During the operation, villagers armed themselves with knives, farm implements and other crude weapons to resist the eviction. Po­lice opened fire, killing five villagers and leaving two injured. One military police officer was reportedly stabbed during the confrontation.

Amid a human rights outcry, the case was transferred to Bat­tambang provincial court, and 128 police, military police and soldiers who took part in the bloody operation were eventually charged with intentional killing, according to the investigating judge’s documents. The 36 villagers were charged with physical assault.

Three officers and a civilian were detained during the investigation—O’Chrou district police officers Tan Phirum and Boan Sam­bin, military police officer Nim Phan and a man named Pov Kly. Pov Kly was initially named a civilian, but court documents later listed him as a commune militiaman.

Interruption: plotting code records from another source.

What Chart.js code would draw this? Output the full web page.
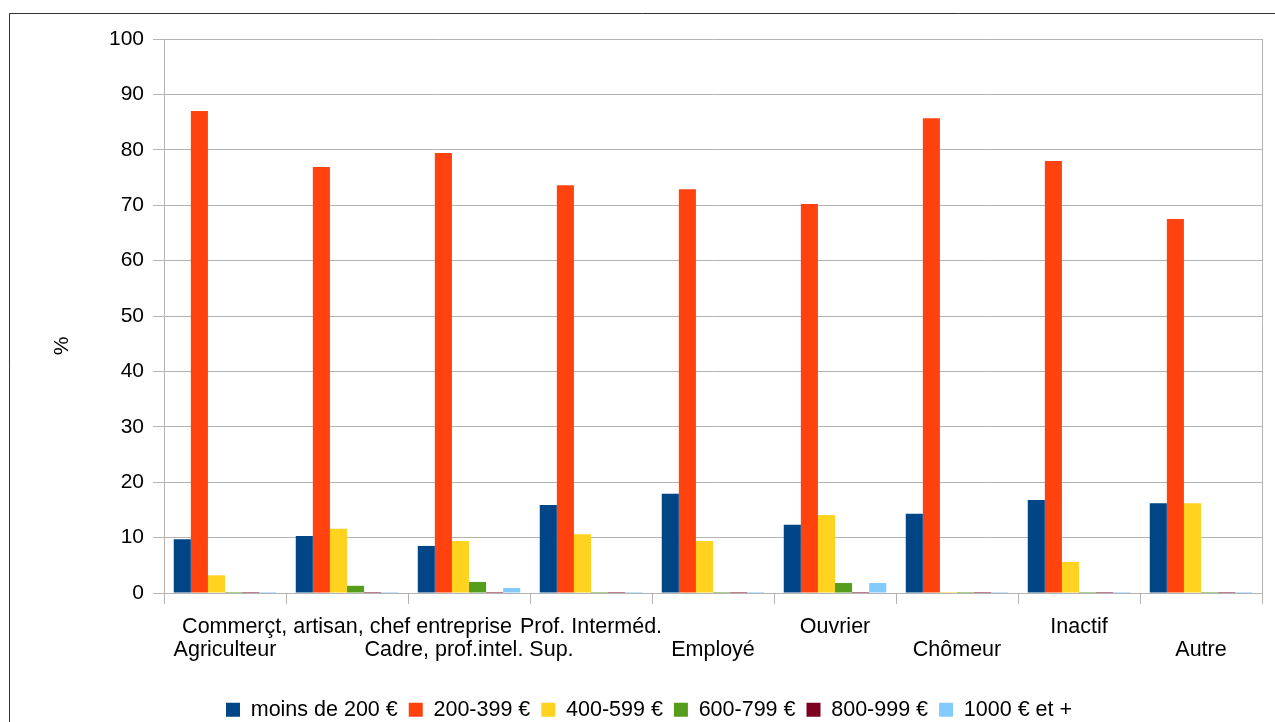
<!DOCTYPE html>
<html><head><meta charset="utf-8">
<script src="https://cdn.jsdelivr.net/npm/chart.js@4/dist/chart.umd.min.js"></script>
<style>html,body{margin:0;padding:0;background:#fff;}#wrap{width:1275px;height:722px;position:relative;}</style>
</head><body><div id="wrap"><canvas id="c" width="1275" height="722"></canvas></div>
<script>
const categories = [
  ['', 'Agriculteur'],
  ['Commerçt, artisan, chef entreprise', ''],
  ['', 'Cadre, prof.intel. Sup.'],
  ['Prof. Interméd.', ''],
  ['', 'Employé'],
  ['Ouvrier', ''],
  ['', 'Chômeur'],
  ['Inactif', ''],
  ['', 'Autre']
];
const seriesNames = ['moins de 200 €', '200-399 €', '400-599 €', '600-799 €', '800-999 €', '1000 € et +'];
const moins200 = [9.7, 10.3, 8.5, 15.9, 17.9, 12.3, 14.3, 16.8, 16.2];
const s200_399 = [87.0, 76.9, 79.4, 73.6, 72.9, 70.2, 85.7, 78.0, 67.5];
const s400_599 = [3.2, 11.6, 9.4, 10.6, 9.4, 14.1, 0, 5.6, 16.2];
const s600_799 = [0, 1.3, 2.0, 0, 0, 1.8, 0, 0, 0];
const s800_999 = [0, 0, 0, 0, 0, 0, 0, 0, 0];
const s1000plus = [0, 0, 0.9, 0, 0, 1.8, 0, 0, 0];
const yTicks = [0, 10, 20, 30, 40, 50, 60, 70, 80, 90, 100];
const yTitle = '%';
const colors = ['#004586', '#ff420e', '#ffd320', '#579d1c', '#7e0021', '#83caff'];
const allSeries = [moins200, s200_399, s400_599, s600_799, s800_999, s1000plus];

const FONT = 'Liberation Sans';

const framePlugin = {
  id: 'frame',
  afterDraw(chart) {
    const ctx = chart.ctx;
    const a = chart.chartArea;
    ctx.save();
    ctx.strokeStyle = '#b3b3b3';
    ctx.lineWidth = 1;
    ctx.beginPath();
    ctx.moveTo(Math.round(a.right) + 0.5, a.top);
    ctx.lineTo(Math.round(a.right) + 0.5, a.bottom + 11);
    ctx.stroke();
    ctx.strokeStyle = '#333333';
    ctx.beginPath();
    ctx.moveTo(9.5, 722);
    ctx.lineTo(9.5, 13.5);
    ctx.lineTo(1275, 13.5);
    ctx.stroke();
    // y axis title
    ctx.fillStyle = '#000';
    ctx.font = '21px "' + FONT + '"';
    ctx.textAlign = 'center';
    ctx.textBaseline = 'middle';
    ctx.translate(62, 346);
    ctx.rotate(-Math.PI / 2);
    ctx.fillText(yTitle, 0, 0);
    ctx.restore();
  }
};

new Chart(document.getElementById('c'), {
  type: 'bar',
  data: {
    labels: categories,
    datasets: allSeries.map((d, i) => ({
      label: seriesNames[i],
      data: d,
      backgroundColor: colors[i],
      borderWidth: 0,
      minBarLength: 1,
      barPercentage: 1.0,
      categoryPercentage: 0.84
    }))
  },
  options: {
    responsive: false,
    animation: false,
    devicePixelRatio: 1,
    layout: { padding: { top: 39, right: 13, left: 36, bottom: -8.5 } },
    plugins: {
      legend: {
        position: 'bottom',
        labels: {
          font: { family: FONT, size: 21.5 },
          color: '#000',
          boxWidth: 14, boxHeight: 14,
          padding: 11
        }
      },
      tooltip: { enabled: false }
    },
    scales: {
      x: {
        offset: true,
        grid: { offset: true, drawOnChartArea: false, drawTicks: true, tickLength: 11, color: '#b3b3b3' },
        border: { color: '#b3b3b3' },
        ticks: {
          autoSkip: false, maxRotation: 0, minRotation: 0,
          font: { family: FONT, size: 21.5, lineHeight: '23px' }, color: '#000', padding: 12
        },
        afterFit(scale) { scale.height = 95; }
      },
      y: {
        min: 0, max: 100,
        afterBuildTicks(scale) { scale.ticks = yTicks.map(v => ({ value: v })); },
        grid: { color: '#b3b3b3', tickLength: 11 },
        border: { color: '#b3b3b3' },
        ticks: { font: { family: FONT, size: 21 }, color: '#000', padding: 9 },
        afterFit(scale) { scale.width = 128; }
      }
    }
  },
  plugins: [framePlugin]
});
</script>
</body></html>
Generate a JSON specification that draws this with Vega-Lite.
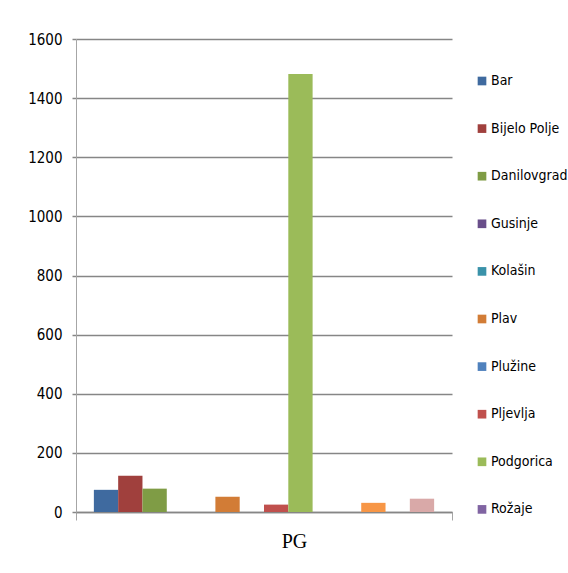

According to the verdict, a total of 40 military police, 49 police and 39 RCAF soldiers were charged and later cleared of the killings.

When asked for comment Mon­day, Nil Non hung up the phone. Battambang military police chief Rath Srieng refused to comment.

Kbal Spean village representative Chey Sophat, who was one of the villagers charged with physical as­sault, welcomed Nil Non’s decision to drop the charges against the villagers, who have since moved back onto the disputed land.

However, he slammed the judge’s decision to clear all the po­lice, military and military police officers.

“This work is surely injustice but we don’t know what to do,” he said.

Nuon Sochea, a lawyer from rights group Adhoc who was representing some of the villagers, said Nil Non’s decision would be appealed.

“We will appeal,” she said. “We would not keep this case like this. It is an injustice that the ones who killed the villagers can live freely. This is a bad model for other land dispute cases in the country.”

Banteay Meanchey Governor Heng Chantha said he had heard the verdict and court officials would be meeting with him today to explain their reasoning.

Deputy Governor Sok Sareth said he does not expect the court to launch any further investigations.

“Police, military police and soldiers, the court has invited them for questioning already,” he said.

Sok Sareth also said that land located about 4 or 5 km from Kbal Spean has been allocated for the villagers, but they are still refusing to move.